By turning the Lady Macbeth character into Duncan's unhappy mistress, Bhardwaj made Maqbool a chilling examination of sexual power. On the one hand, we see, in Nimmi's acceptance of Abbaji's sexual obeisance, a sense of queenliness. She is bound by many things, but the most powerful man in Mumbai is her captive. She is the only person in the film -- other than a foolhardy police officer -- to call the don by his first name, Jahangir. And yet Nimmi is a profoundly vulnerable character, a woman with a million unfulfilled mannats, forced to sleep with a paunchy old man who disgusts her. So her craving for romance is expressed in desperate ways: stepping on a thorn to get Maqbool to bathe her foot, making him say "meri jaan" to her on a Hindi movie cliff at pistol-point, making him search for her lost earring in the dirt by firelight. 

With Haider, Tabu reprises the part of a woman whose unfulfilledness in her marriage sets in motion -- if unwittingly -- a cycle of destruction.
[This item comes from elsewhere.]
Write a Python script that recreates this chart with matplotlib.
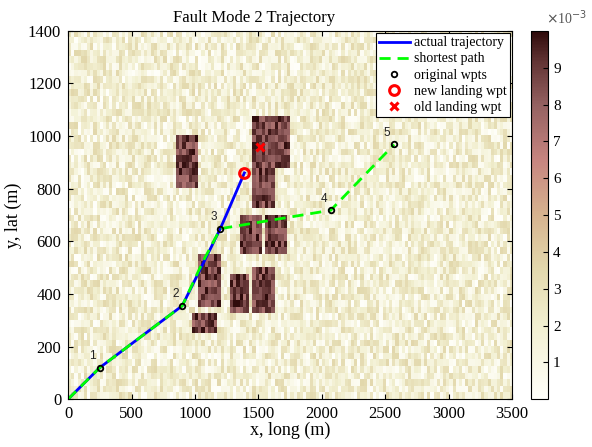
import numpy as np
import matplotlib
matplotlib.use("Agg")
import matplotlib.pyplot as plt
from matplotlib.colors import LinearSegmentedColormap

plt.rcParams['font.family'] = ['Liberation Serif', 'DejaVu Serif']

# waypoints (x, y) in metres
wpt_x = [0, 250, 900, 1200, 2070, 2570]
wpt_y = [0, 120, 355, 648, 718, 968]
wpt_labels = ['1', '2', '3', '4', '5']

# flown path ends at the new landing waypoint
actual_x = [0, 250, 900, 1200, 1390]
actual_y = [0, 120, 355, 648, 860]

# shortest path through the remaining waypoints
short_x = [0, 250, 900, 1060, 1200, 2070, 2570]
short_y = [0, 120, 355, 520, 648, 718, 968]

new_landing = (1390, 860)
old_landing = (1515, 960)

# obstacle blocks: x0, x1, y0, y1
obstacles = [
    (850, 1025, 800, 1000),
    (1450, 1750, 875, 1075),
    (1450, 1625, 725, 875),
    (1350, 1525, 550, 700),
    (1550, 1725, 550, 700),
    (1025, 1200, 350, 550),
    (1275, 1425, 325, 475),
    (1450, 1625, 325, 500),
    (975, 1175, 250, 325),
]

# cost map on 25 m cells
cell = 25
xmax, ymax = 3500, 1400
nx, ny = xmax // cell, ymax // cell
rng = np.random.default_rng(7)
cost = rng.uniform(0.0, 0.0036, size=(ny, nx))
xc = (np.arange(nx) + 0.5) * cell
yc = (np.arange(ny) + 0.5) * cell
XX, YY = np.meshgrid(xc, yc)
for x0, x1, y0, y1 in obstacles:
    m = (XX >= x0) & (XX <= x1) & (YY >= y0) & (YY <= y1)
    cost[m] = rng.uniform(0.0072, 0.0100, size=m.sum())

cmap = LinearSegmentedColormap.from_list('cost', [
    (0.0, (1.0, 1.0, 0.98)),
    (0.2, (0.95, 0.94, 0.82)),
    (0.35, (0.89, 0.85, 0.68)),
    (0.5, (0.84, 0.70, 0.56)),
    (0.65, (0.78, 0.52, 0.50)),
    (0.8, (0.58, 0.38, 0.38)),
    (0.92, (0.38, 0.20, 0.20)),
    (1.0, (0.18, 0.04, 0.04)),
])

fig = plt.figure(figsize=(5.92, 4.47), dpi=100)
ax = fig.add_axes([0.115, 0.107, 0.75, 0.824])
cax = fig.add_axes([0.897, 0.107, 0.029, 0.824])

im = ax.imshow(cost, origin='lower', extent=[0, xmax, 0, ymax], aspect='auto',
               cmap=cmap, vmin=0, vmax=0.01, interpolation='nearest')

ax.plot(actual_x, actual_y, color='#0000ff', lw=2, label='actual trajectory')
ax.plot(short_x, short_y, color='#00ff00', lw=2, ls=(0, (4, 2.5)), label='shortest path')
ax.plot(wpt_x[1:], wpt_y[1:], 'o', mfc='none', mec='black', mew=1.3, ms=4,
        label='original wpts')
ax.plot(*new_landing, 'o', mfc='none', mec='red', mew=2.2, ms=7, label='new landing wpt')
ax.plot(*old_landing, 'x', color='red', mew=2.2, ms=6, label='old landing wpt')

for lab, x, y in zip(wpt_labels, wpt_x[1:], wpt_y[1:]):
    ax.annotate(lab, (x, y), xytext=(-5, 4), textcoords='offset points',
                fontsize=8.5, family='Liberation Sans', color='#222222',
                ha='center', va='bottom')

ax.set_xlim(0, xmax)
ax.set_ylim(0, ymax)
ax.set_xticks(np.arange(0, 3501, 500))
ax.set_yticks(np.arange(0, 1401, 200))
ax.tick_params(direction='in', labelsize=12, top=True, right=True, pad=5)
ax.set_xlabel('x, long (m)', fontsize=13, labelpad=0)
ax.set_ylabel('y, lat (m)', fontsize=13, labelpad=4)
ax.text(0.42, 1.012, 'Fault Mode 2 Trajectory', transform=ax.transAxes,
        ha='center', va='bottom', fontsize=12)

leg = ax.legend(loc='upper right', fontsize=10, framealpha=1, fancybox=False,
                edgecolor='black', borderpad=0.25, labelspacing=0.22,
                handlelength=2.2, handletextpad=0.3, borderaxespad=0.15)
leg.get_frame().set_linewidth(0.8)

cb = fig.colorbar(im, cax=cax)
cb.set_ticks(np.arange(1, 10) * 1e-3)
cb.set_ticklabels([str(i) for i in range(1, 10)])
cb.ax.tick_params(labelsize=11, direction='in')
cb.outline.set_linewidth(0.8)
cax.text(0.9, 1.01, r'$\times$10$^{-3}$', transform=cax.transAxes,
         ha='left', va='bottom', fontsize=10, color='#555555')

fig.savefig('out.png', dpi=100)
Ghazala -- Bhardwaj's take on Hamlet's mother Gertrude -- takes the devotion that comes to her from men as natural, whether her brother-in-law playing the fool to amuse her, or her son Haider, her relationship with whom contains a visible strain of possessiveness. In both films, Tabu plays to perfection the woman of sexual vitality. (In both Maqbool and Haider, the only other female character is an innocent young girl in love.) 

Ghazala is not as morally compromised in the matter of her husband's death as Nimmi was. But Haider, like Hamlet, believes for most of the narrative that she knowingly brought it about. Her compulsions, though not entirely clear, do seem to stem from her desire for sexual fulfilment. And Bhardwaj knows what this means for most of his audience. It is no coincidence that he gives Ghazala a line where she says she will be the villain no matter what she does. And yet Haider, as a film, does not make her the villain of the piece. 

And in this, in their recognition of Gertrude's sexual vitality as something that does not necessarily make her villain, Haider follows in the footsteps of those feminist literary critics who first pointed out that Gertrude's attachment to Claudius was clearly a weakness of the flesh, not of the intellect. "The character of Hamlet's mother has not received the specific critical attention it deserves," began Carolyn Heilbrun in a path-breaking 1957 essay which went to challenge the longtime portrayal of Gertrude as weak, silly, vacillating, sheeplike and shallow. Male critics, wrote Heilbrun, found it impossible to imagine that a woman over 45 could arouse or experience sexual passion, so they ignored what the Ghost, Hamlet, and Gertrude herself tell us in the play, insisting on turning her "frailty" into something more than an admission of sexual need. 

Ghazala is not frail, and she has much more influence in this narrative than Gertrude did. The (masculine) revenge motive remains crucial, but Bhardwaj effectively robs it of pivotal status: "intekaam se sirf intekaam paida hota hai". And yet the sacrificial ending he gives us seems to suggest an identification of woman and motherland that left me somewhat discomfited.